Suffices to state that once there has been a single act of intercourse after the marriage, no basis exist any longer for the allegation of willful refusal by virtue of Section 21, Matrimonial Causes Act
In the case of OWOBIYI v OWOBIYI, the petitioner met and married the respondent. A few days after the marriage, the respondent left for the United Kingdom for further studies. Although sexual intercourse took place between the parties before the marriage, it did not take place again between the time of marriage and the departure of the respondent from Nigeria.
The petitioner did not complain about this and the parties never lived under the same roof.
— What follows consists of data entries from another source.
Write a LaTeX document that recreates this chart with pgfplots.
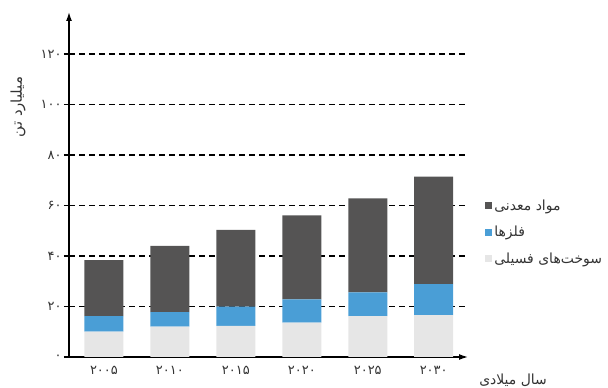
\documentclass[border=0pt]{standalone}
\usepackage{pgfplots}
\pgfplotsset{compat=1.18}
\usepackage{fontspec}
\usetikzlibrary{arrows.meta}
\TeXXeTstate=1
\newfontfamily\arabicfont[Script=Arabic]{DejaVu Sans}
\definecolor{mineral}{HTML}{555454}
\definecolor{metal}{HTML}{4A9ED6}
\definecolor{fossil}{HTML}{E6E6E6}
\definecolor{txt}{HTML}{333333}
\begin{document}
\begin{tikzpicture}
\path[use as bounding box] (0,0) rectangle (608bp,388bp);
\begin{axis}[
  at={(69bp,31bp)}, anchor=south west,
  scale only axis, width=399bp, height=345bp,
  xmin=-0.53, xmax=5.52, ymin=0, ymax=136.6,
  ybar stacked, bar width=39bp,
  axis lines=left,
  axis line style={line width=1.4bp, -{Latex[length=9bp,width=6bp]}},
  xtick={0,1,2,3,4,5},
  xticklabels={۲۰۰۵,۲۰۱۰,۲۰۱۵,۲۰۲۰,۲۰۲۵,۲۰۳۰},
  x tick style={draw=none},
  ytick={0,20,40,60,80,100,120},
  yticklabels={۰,۲۰,۴۰,۶۰,۸۰,۱۰۰,۱۲۰},
  y tick style={black, line width=1.4bp},
  tick align=outside, major tick length=5bp,
  ymajorgrids,
  grid style={black, line width=1.8bp, dash pattern=on 6bp off 4bp},
  ticklabel style={font=\arabicfont\fontsize{13}{14}\selectfont, text=txt},
  xticklabel style={yshift=-1bp},
  yticklabel style={xshift=1bp},
  xlabel={\arabicfont\beginR سال میلادی\endR},
  ylabel={\arabicfont\beginR میلیارد تن\endR},
  every axis x label/.style={at={(rel axis cs:1.113,-0.067)}, anchor=center, font=\fontsize{14}{16}\selectfont, text=txt},
  every axis y label/.style={at={(rel axis cs:-0.128,0.725)}, anchor=center, rotate=90, font=\fontsize{15}{17}\selectfont, text=txt},
  every axis plot post/.append style={legend image code/.code={\fill[##1] (0bp,-3.5bp) rectangle (7bp,3.5bp);}},
  reverse legend,
  legend cell align=left,
  legend style={draw=none, fill=none, at={(1.043,0.362)}, anchor=west,
    font=\arabicfont\fontsize{14}{16}\selectfont, text=txt, row sep=10.5bp, inner sep=0pt,
    /tikz/every odd column/.append style={column sep=0bp}},
]
\addplot[fill=fossil, draw=none] coordinates {(0,10.0) (1,12.0) (2,12.3) (3,13.6) (4,16.2) (5,16.6)};
\addlegendentry{\beginR سوخت‌های فسیلی\endR}
\addplot[fill=metal, draw=none] coordinates {(0,6.2) (1,5.8) (2,7.6) (3,9.2) (4,9.4) (5,12.3)};
\addlegendentry{\beginR فلزها\endR}
\addplot[fill=mineral, draw=none] coordinates {(0,22.2) (1,26.2) (2,30.4) (3,33.3) (4,37.2) (5,42.5)};
\addlegendentry{\beginR مواد معدنی\endR}
\end{axis}
\end{tikzpicture}
\end{document}
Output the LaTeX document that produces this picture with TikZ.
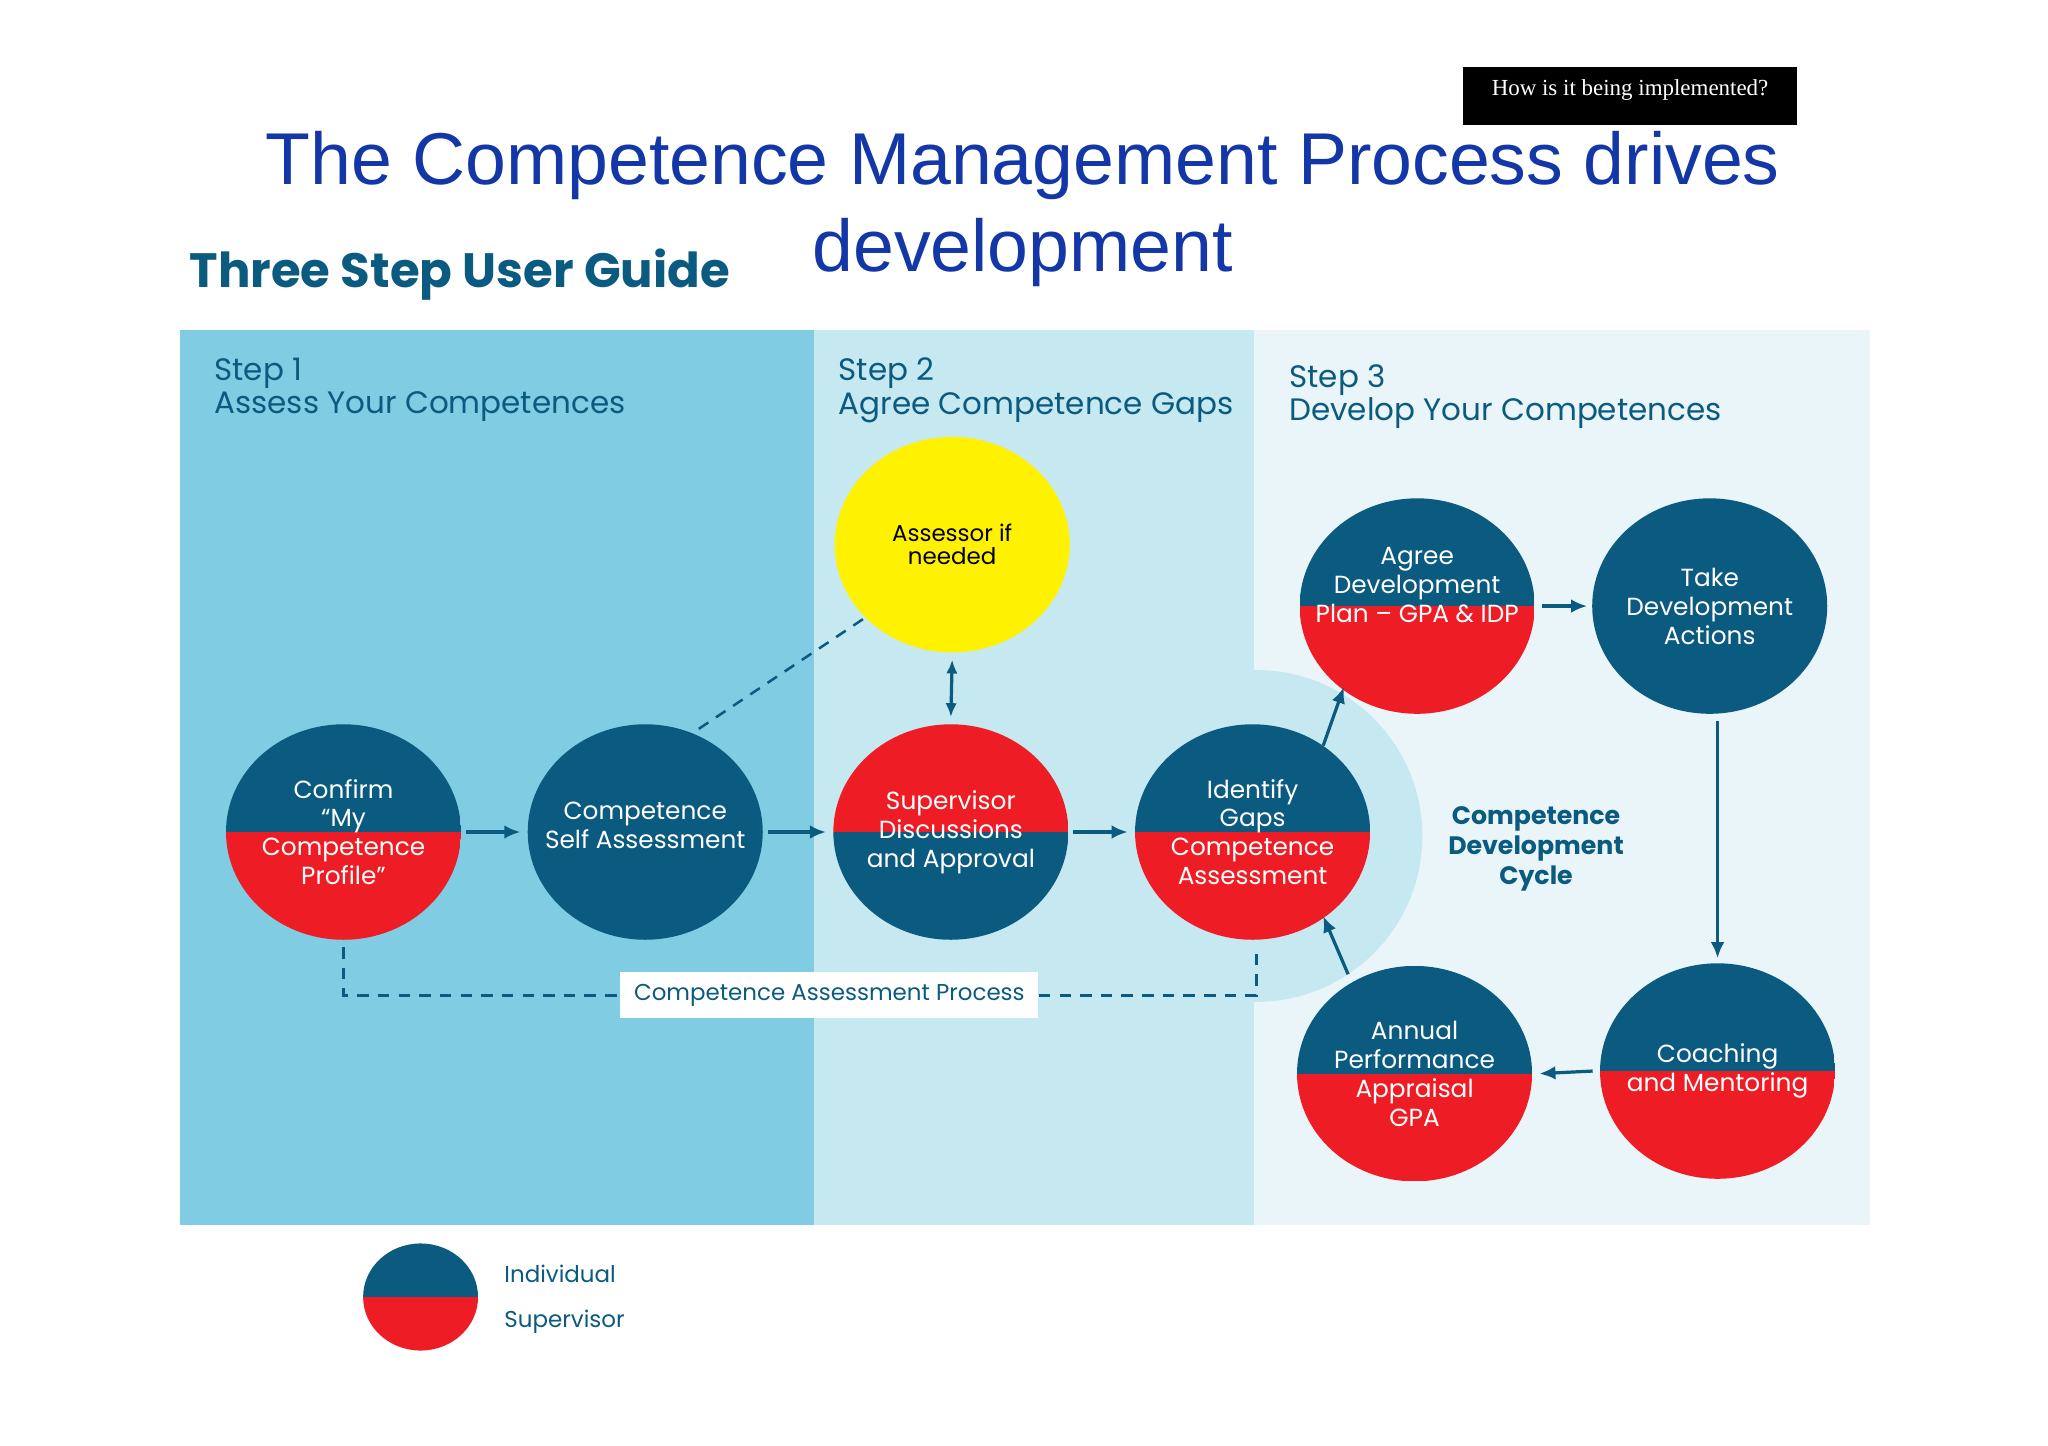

The petition alleged that the respondent had willfully refused to consummate the marriage. In rejecting the petition, the court held that there had not been a request, implied or direct.
Again, where the husband uses contraceptives during sexual intercourse, it does not constitute willful refusal to consummate the marriage. This was the position of the court in the case of BAXTER v BAXTER.
It is common for men to always do what is conventionally known as ‘pull out’ during sexual intercourse with their wives, just to avoid the wife getting pregnant at such period, it has been upheld in the courts that such act also does not constitute willful refusal to consummate the marriage.
There can only be willful refusal of consummation when the husband has failed to have carnal knowledge of his wife as contained under Section 6, Criminal Code, i.e., the thrusting of the penis into the virginal. This was the position of the court in the case of WHITE v WHITE.
In conclusion, a man is legally obligated to have sexual intercourse with his wife after marriage, where he has failed to do so; he invites the spirit of divorce to loom around his head which would not be in his favor.